-- Records provided --
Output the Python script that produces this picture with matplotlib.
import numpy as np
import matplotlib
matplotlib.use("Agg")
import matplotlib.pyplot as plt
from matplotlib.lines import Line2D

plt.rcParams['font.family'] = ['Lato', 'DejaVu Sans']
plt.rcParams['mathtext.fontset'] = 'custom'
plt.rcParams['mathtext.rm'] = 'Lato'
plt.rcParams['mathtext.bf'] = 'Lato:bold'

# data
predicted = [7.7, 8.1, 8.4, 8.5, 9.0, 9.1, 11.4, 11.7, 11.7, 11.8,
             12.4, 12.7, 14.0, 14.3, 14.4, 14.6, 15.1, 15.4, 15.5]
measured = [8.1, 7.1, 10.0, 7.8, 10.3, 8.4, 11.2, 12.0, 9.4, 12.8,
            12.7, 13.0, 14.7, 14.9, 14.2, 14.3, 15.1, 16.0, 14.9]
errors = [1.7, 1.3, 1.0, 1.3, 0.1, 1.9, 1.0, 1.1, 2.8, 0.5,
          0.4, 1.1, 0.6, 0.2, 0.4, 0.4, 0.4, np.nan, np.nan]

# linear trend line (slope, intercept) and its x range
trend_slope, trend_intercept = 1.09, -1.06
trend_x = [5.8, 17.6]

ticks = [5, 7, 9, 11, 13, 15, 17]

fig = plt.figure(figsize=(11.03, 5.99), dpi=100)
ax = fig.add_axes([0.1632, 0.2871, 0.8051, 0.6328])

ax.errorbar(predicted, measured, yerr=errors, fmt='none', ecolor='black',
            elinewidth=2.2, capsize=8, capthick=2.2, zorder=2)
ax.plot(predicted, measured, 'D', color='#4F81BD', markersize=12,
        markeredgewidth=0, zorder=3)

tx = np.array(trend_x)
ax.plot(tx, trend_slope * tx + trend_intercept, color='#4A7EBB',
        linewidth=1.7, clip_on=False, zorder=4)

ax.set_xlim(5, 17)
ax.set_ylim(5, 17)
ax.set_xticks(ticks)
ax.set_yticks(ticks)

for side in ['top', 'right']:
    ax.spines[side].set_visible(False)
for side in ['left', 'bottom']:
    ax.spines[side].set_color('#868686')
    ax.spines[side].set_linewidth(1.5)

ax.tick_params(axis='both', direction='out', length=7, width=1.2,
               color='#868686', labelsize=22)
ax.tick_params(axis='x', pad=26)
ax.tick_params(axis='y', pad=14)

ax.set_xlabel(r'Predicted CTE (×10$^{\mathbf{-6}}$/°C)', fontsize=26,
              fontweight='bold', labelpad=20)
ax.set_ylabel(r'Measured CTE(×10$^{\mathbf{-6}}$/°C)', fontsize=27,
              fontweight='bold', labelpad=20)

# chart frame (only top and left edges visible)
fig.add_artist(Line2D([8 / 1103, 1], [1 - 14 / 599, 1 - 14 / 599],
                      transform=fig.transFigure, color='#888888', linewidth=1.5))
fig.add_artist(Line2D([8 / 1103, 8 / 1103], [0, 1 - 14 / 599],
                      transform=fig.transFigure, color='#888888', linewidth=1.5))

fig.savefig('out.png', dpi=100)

...

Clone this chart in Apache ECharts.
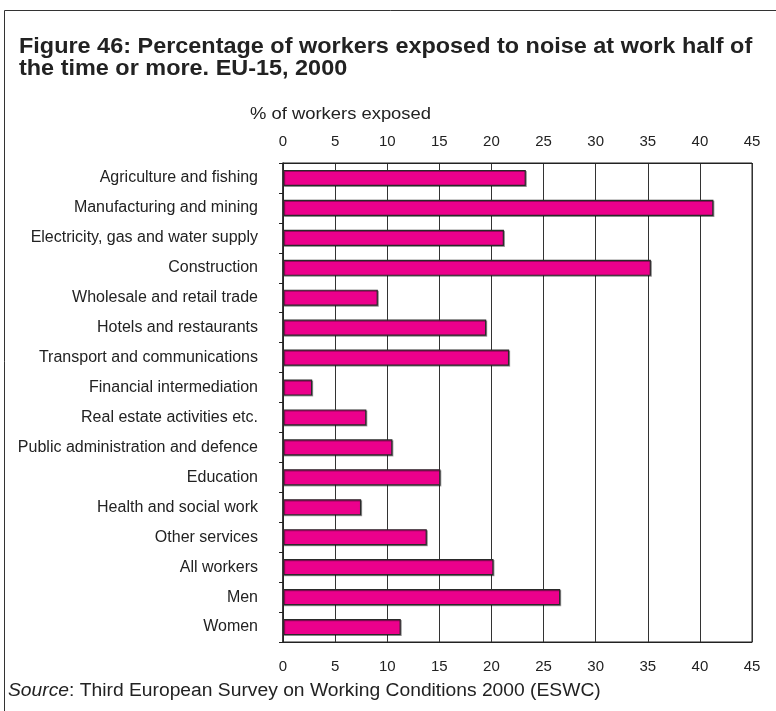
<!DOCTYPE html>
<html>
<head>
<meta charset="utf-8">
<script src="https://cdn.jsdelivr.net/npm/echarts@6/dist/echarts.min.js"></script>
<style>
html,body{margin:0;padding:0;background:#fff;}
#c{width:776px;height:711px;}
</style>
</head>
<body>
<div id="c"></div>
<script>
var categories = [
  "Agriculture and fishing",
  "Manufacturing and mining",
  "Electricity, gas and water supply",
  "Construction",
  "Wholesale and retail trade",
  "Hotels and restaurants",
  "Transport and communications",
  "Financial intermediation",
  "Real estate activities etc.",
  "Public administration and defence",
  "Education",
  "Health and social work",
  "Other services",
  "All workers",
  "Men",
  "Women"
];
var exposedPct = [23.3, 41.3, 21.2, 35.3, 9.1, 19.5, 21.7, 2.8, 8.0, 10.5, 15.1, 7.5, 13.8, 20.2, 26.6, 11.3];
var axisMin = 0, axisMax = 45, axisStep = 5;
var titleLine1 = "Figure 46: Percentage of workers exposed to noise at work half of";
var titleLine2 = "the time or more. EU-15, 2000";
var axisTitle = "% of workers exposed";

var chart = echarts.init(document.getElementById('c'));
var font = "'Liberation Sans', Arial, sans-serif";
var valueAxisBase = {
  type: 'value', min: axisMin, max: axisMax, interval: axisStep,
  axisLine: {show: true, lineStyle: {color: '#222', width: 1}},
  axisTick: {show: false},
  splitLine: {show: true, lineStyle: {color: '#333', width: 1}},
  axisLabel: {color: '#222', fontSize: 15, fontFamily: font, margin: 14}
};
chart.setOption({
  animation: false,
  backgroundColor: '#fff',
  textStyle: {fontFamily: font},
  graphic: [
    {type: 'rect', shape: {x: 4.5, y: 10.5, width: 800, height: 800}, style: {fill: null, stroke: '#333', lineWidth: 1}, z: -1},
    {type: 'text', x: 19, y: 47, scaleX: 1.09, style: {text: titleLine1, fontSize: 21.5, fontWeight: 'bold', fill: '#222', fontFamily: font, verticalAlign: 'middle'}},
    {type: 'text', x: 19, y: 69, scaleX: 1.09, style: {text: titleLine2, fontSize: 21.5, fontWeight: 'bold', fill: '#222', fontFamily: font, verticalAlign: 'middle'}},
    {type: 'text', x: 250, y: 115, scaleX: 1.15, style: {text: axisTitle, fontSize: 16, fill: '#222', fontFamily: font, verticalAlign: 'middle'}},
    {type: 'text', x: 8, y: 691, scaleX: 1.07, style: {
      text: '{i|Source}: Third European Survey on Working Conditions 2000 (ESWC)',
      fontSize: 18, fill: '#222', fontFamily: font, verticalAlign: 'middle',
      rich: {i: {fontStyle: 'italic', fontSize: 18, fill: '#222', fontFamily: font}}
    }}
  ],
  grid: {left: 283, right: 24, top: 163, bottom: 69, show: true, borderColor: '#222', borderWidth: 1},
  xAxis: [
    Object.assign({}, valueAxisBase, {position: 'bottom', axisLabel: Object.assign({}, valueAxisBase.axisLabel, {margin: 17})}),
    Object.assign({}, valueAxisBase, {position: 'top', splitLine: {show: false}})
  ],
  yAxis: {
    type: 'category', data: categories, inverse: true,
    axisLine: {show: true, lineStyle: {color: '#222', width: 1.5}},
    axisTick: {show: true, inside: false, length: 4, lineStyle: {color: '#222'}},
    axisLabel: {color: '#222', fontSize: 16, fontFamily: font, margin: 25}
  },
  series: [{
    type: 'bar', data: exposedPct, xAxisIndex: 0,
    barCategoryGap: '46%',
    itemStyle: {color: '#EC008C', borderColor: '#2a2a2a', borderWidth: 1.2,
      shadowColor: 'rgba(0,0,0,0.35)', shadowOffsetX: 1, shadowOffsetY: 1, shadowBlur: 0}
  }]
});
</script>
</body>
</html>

-- Prompt --
Beginning with the line that contains "Output the Python" and ending with the line that contains "markeredgewidth=0, zorder=3)", repeat exactly those lines and no others.

-- Solved problem --
Output the Python script that produces this picture with matplotlib.
import numpy as np
import matplotlib
matplotlib.use("Agg")
import matplotlib.pyplot as plt
from matplotlib.lines import Line2D

plt.rcParams['font.family'] = ['Lato', 'DejaVu Sans']
plt.rcParams['mathtext.fontset'] = 'custom'
plt.rcParams['mathtext.rm'] = 'Lato'
plt.rcParams['mathtext.bf'] = 'Lato:bold'

# data
predicted = [7.7, 8.1, 8.4, 8.5, 9.0, 9.1, 11.4, 11.7, 11.7, 11.8,
             12.4, 12.7, 14.0, 14.3, 14.4, 14.6, 15.1, 15.4, 15.5]
measured = [8.1, 7.1, 10.0, 7.8, 10.3, 8.4, 11.2, 12.0, 9.4, 12.8,
            12.7, 13.0, 14.7, 14.9, 14.2, 14.3, 15.1, 16.0, 14.9]
errors = [1.7, 1.3, 1.0, 1.3, 0.1, 1.9, 1.0, 1.1, 2.8, 0.5,
          0.4, 1.1, 0.6, 0.2, 0.4, 0.4, 0.4, np.nan, np.nan]

# linear trend line (slope, intercept) and its x range
trend_slope, trend_intercept = 1.09, -1.06
trend_x = [5.8, 17.6]

ticks = [5, 7, 9, 11, 13, 15, 17]

fig = plt.figure(figsize=(11.03, 5.99), dpi=100)
ax = fig.add_axes([0.1632, 0.2871, 0.8051, 0.6328])

ax.errorbar(predicted, measured, yerr=errors, fmt='none', ecolor='black',
            elinewidth=2.2, capsize=8, capthick=2.2, zorder=2)
ax.plot(predicted, measured, 'D', color='#4F81BD', markersize=12,
        markeredgewidth=0, zorder=3)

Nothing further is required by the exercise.